Aim: Write out the entire listing below exactly, with the pictures left out.

Source excerpt:

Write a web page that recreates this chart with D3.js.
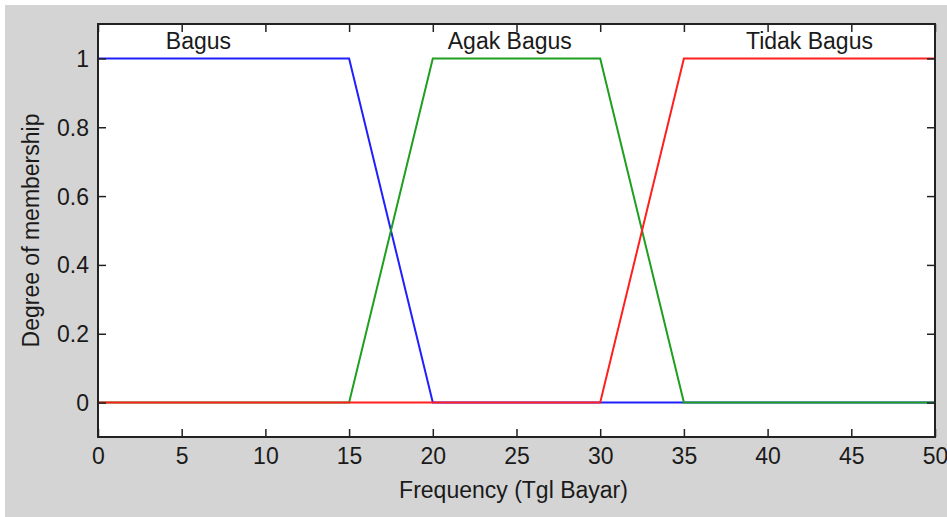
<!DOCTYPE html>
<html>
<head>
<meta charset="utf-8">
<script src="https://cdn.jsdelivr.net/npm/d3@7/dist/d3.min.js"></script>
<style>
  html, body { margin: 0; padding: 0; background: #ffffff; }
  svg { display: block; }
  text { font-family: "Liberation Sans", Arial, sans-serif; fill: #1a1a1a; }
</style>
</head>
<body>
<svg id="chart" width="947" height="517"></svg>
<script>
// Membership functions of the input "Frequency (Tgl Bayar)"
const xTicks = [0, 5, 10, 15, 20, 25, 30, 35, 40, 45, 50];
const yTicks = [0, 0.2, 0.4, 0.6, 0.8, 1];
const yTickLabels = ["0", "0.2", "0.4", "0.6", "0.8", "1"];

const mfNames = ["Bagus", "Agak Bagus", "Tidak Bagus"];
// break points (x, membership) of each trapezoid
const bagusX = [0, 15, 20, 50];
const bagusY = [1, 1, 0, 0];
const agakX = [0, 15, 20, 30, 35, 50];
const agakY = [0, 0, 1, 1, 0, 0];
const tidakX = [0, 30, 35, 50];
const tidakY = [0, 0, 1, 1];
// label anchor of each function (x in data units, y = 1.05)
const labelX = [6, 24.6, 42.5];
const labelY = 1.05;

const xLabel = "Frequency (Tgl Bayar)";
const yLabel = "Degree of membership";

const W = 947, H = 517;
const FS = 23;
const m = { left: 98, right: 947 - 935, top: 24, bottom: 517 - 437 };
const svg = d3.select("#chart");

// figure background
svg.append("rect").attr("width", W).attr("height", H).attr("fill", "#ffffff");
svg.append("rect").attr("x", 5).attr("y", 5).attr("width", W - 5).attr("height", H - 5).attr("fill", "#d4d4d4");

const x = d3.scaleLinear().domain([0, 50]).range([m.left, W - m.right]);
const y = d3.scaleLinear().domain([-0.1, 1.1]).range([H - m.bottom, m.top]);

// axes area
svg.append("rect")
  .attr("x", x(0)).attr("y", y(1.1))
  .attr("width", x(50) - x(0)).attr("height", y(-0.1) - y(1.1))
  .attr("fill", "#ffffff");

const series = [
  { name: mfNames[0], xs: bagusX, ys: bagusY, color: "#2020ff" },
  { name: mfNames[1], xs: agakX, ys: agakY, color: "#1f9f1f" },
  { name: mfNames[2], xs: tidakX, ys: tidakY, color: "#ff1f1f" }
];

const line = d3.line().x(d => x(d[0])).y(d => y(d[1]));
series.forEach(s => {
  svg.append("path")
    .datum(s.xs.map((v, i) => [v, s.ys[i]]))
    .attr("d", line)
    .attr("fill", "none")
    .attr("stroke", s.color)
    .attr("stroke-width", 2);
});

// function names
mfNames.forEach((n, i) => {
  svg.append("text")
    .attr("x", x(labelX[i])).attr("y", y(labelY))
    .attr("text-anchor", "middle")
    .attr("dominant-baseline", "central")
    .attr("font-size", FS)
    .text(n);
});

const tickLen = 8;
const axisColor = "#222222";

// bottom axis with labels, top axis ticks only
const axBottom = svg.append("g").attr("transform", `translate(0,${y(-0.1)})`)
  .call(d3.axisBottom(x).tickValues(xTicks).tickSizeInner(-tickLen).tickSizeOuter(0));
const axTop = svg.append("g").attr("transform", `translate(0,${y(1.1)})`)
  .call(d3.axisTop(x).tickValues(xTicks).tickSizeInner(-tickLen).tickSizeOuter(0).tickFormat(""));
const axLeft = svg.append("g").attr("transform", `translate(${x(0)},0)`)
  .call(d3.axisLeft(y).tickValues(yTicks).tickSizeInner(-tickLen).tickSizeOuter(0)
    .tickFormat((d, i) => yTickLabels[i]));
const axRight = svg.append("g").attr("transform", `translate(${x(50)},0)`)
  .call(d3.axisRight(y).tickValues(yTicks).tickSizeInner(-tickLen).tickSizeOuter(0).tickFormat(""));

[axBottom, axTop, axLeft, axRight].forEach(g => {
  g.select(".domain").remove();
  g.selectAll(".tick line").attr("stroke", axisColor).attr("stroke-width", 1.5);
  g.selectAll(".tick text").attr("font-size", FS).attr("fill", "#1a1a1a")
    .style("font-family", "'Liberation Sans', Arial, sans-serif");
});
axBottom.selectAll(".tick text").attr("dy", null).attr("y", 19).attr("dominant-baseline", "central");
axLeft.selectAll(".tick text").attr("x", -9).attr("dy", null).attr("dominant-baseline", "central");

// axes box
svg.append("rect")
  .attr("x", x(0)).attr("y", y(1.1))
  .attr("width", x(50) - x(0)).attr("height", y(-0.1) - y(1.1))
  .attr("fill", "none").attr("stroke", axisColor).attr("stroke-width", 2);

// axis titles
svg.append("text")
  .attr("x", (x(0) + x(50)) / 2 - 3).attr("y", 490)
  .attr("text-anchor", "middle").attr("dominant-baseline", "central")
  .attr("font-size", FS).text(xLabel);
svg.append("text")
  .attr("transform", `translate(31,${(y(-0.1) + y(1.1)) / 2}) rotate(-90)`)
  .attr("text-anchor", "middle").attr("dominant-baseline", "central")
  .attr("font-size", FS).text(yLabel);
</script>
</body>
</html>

Output:
Write a web page that recreates this chart with D3.js.
<!DOCTYPE html>
<html>
<head>
<meta charset="utf-8">
<script src="https://cdn.jsdelivr.net/npm/d3@7/dist/d3.min.js"></script>
<style>
  html, body { margin: 0; padding: 0; background: #ffffff; }
  svg { display: block; }
  text { font-family: "Liberation Sans", Arial, sans-serif; fill: #1a1a1a; }
</style>
</head>
<body>
<svg id="chart" width="947" height="517"></svg>
<script>
// Membership functions of the input "Frequency (Tgl Bayar)"
const xTicks = [0, 5, 10, 15, 20, 25, 30, 35, 40, 45, 50];
const yTicks = [0, 0.2, 0.4, 0.6, 0.8, 1];
const yTickLabels = ["0", "0.2", "0.4", "0.6", "0.8", "1"];

const mfNames = ["Bagus", "Agak Bagus", "Tidak Bagus"];
// break points (x, membership) of each trapezoid
const bagusX = [0, 15, 20, 50];
const bagusY = [1, 1, 0, 0];
const agakX = [0, 15, 20, 30, 35, 50];
const agakY = [0, 0, 1, 1, 0, 0];
const tidakX = [0, 30, 35, 50];
const tidakY = [0, 0, 1, 1];
// label anchor of each function (x in data units, y = 1.05)
const labelX = [6, 24.6, 42.5];
const labelY = 1.05;

const xLabel = "Frequency (Tgl Bayar)";
const yLabel = "Degree of membership";

const W = 947, H = 517;
const FS = 23;
const m = { left: 98, right: 947 - 935, top: 24, bottom: 517 - 437 };
const svg = d3.select("#chart");

// figure background
svg.append("rect").attr("width", W).attr("height", H).attr("fill", "#ffffff");
svg.append("rect").attr("x", 5).attr("y", 5).attr("width", W - 5).attr("height", H - 5).attr("fill", "#d4d4d4");

const x = d3.scaleLinear().domain([0, 50]).range([m.left, W - m.right]);
const y = d3.scaleLinear().domain([-0.1, 1.1]).range([H - m.bottom, m.top]);

// axes area
svg.append("rect")
  .attr("x", x(0)).attr("y", y(1.1))
  .attr("width", x(50) - x(0)).attr("height", y(-0.1) - y(1.1))
  .attr("fill", "#ffffff");

const series = [
  { name: mfNames[0], xs: bagusX, ys: bagusY, color: "#2020ff" },
  { name: mfNames[1], xs: agakX, ys: agakY, color: "#1f9f1f" },
  { name: mfNames[2], xs: tidakX, ys: tidakY, color: "#ff1f1f" }
];

const line = d3.line().x(d => x(d[0])).y(d => y(d[1]));
series.forEach(s => {
  svg.append("path")
    .datum(s.xs.map((v, i) => [v, s.ys[i]]))
    .attr("d", line)
    .attr("fill", "none")
    .attr("stroke", s.color)
    .attr("stroke-width", 2);
});

// function names
mfNames.forEach((n, i) => {
  svg.append("text")
    .attr("x", x(labelX[i])).attr("y", y(labelY))
    .attr("text-anchor", "middle")
    .attr("dominant-baseline", "central")
    .attr("font-size", FS)
    .text(n);
});

const tickLen = 8;
const axisColor = "#222222";

// bottom axis with labels, top axis ticks only
const axBottom = svg.append("g").attr("transform", `translate(0,${y(-0.1)})`)
  .call(d3.axisBottom(x).tickValues(xTicks).tickSizeInner(-tickLen).tickSizeOuter(0));
const axTop = svg.append("g").attr("transform", `translate(0,${y(1.1)})`)
  .call(d3.axisTop(x).tickValues(xTicks).tickSizeInner(-tickLen).tickSizeOuter(0).tickFormat(""));
const axLeft = svg.append("g").attr("transform", `translate(${x(0)},0)`)
  .call(d3.axisLeft(y).tickValues(yTicks).tickSizeInner(-tickLen).tickSizeOuter(0)
    .tickFormat((d, i) => yTickLabels[i]));
const axRight = svg.append("g").attr("transform", `translate(${x(50)},0)`)
  .call(d3.axisRight(y).tickValues(yTicks).tickSizeInner(-tickLen).tickSizeOuter(0).tickFormat(""));

[axBottom, axTop, axLeft, axRight].forEach(g => {
  g.select(".domain").remove();
  g.selectAll(".tick line").attr("stroke", axisColor).attr("stroke-width", 1.5);
  g.selectAll(".tick text").attr("font-size", FS).attr("fill", "#1a1a1a")
    .style("font-family", "'Liberation Sans', Arial, sans-serif");
});
axBottom.selectAll(".tick text").attr("dy", null).attr("y", 19).attr("dominant-baseline", "central");
axLeft.selectAll(".tick text").attr("x", -9).attr("dy", null).attr("dominant-baseline", "central");

// axes box
svg.append("rect")
  .attr("x", x(0)).attr("y", y(1.1))
  .attr("width", x(50) - x(0)).attr("height", y(-0.1) - y(1.1))
  .attr("fill", "none").attr("stroke", axisColor).attr("stroke-width", 2);

// axis titles
svg.append("text")
  .attr("x", (x(0) + x(50)) / 2 - 3).attr("y", 490)
  .attr("text-anchor", "middle").attr("dominant-baseline", "central")
  .attr("font-size", FS).text(xLabel);
svg.append("text")
  .attr("transform", `translate(31,${(y(-0.1) + y(1.1)) / 2}) rotate(-90)`)
  .attr("text-anchor", "middle").attr("dominant-baseline", "central")
  .attr("font-size", FS).text(yLabel);
</script>
</body>
</html>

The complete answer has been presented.